I’ve included $603 million for the Capitol Police which is a $89.7 million increase above the FY 2021 bill. This provides with vital resources for training, recruitment, retention, and readiness efforts. This funding will provide for a total of 2,112 sworn officers.

Additionally, this continues to build off of previous efforts in ensuring a robust trauma and resiliency program for our sworn and civilian officers. This is an extremely important investment as they continue to heal from the events of January 6th and Good Friday.

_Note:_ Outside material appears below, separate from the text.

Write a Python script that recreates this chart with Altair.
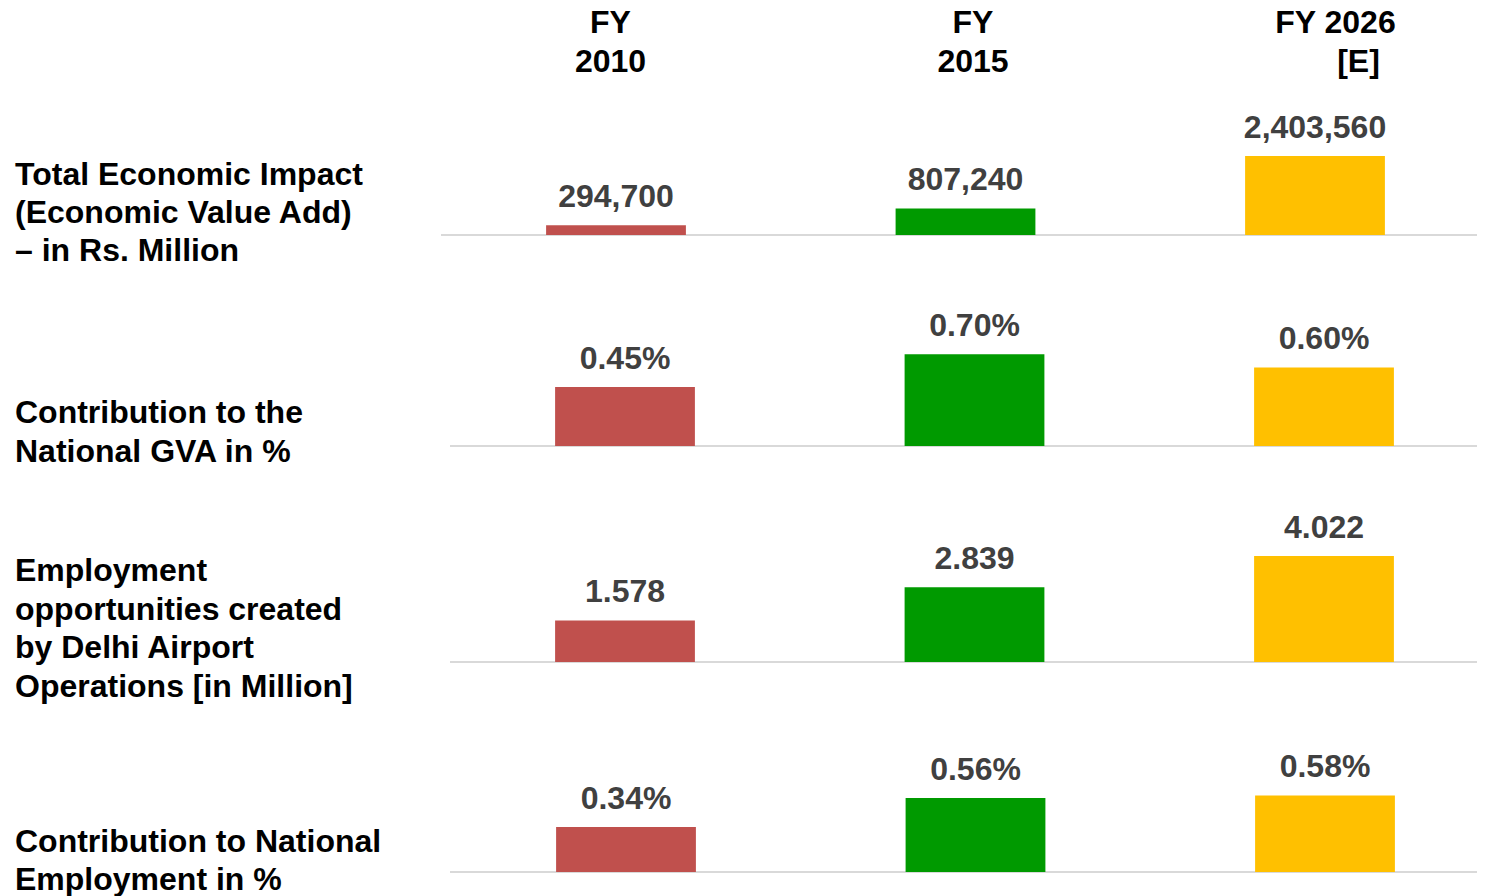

The bill includes an increase of $37 million from 2021 for the Library of Congress, as it is this subcommittee’s duty to protect the valuable collections and preserve the Library’s ability to chronicle this great nation and provide access to our history for generations to come.  The bill also increases funding for the Architect of the Capitol over 2021 by $152.8 million to address necessary construction activities such as the Cannon Office building renovation.

Finally the bill includes language for the removal of statues or busts in the Capitol of those who tried to overthrow the government of the United States or were white supremacists; and we carry language that prohibits the COLA for Members of Congress.

This is a very good bill.  It is a much-needed investment in our workforce which allows us to continue to serve and meet the needs of our constituents. I urge support for the bill.

I would now like to turn to Ms. Herrera-Beutler, our distinguished Ranking Member, for her comments.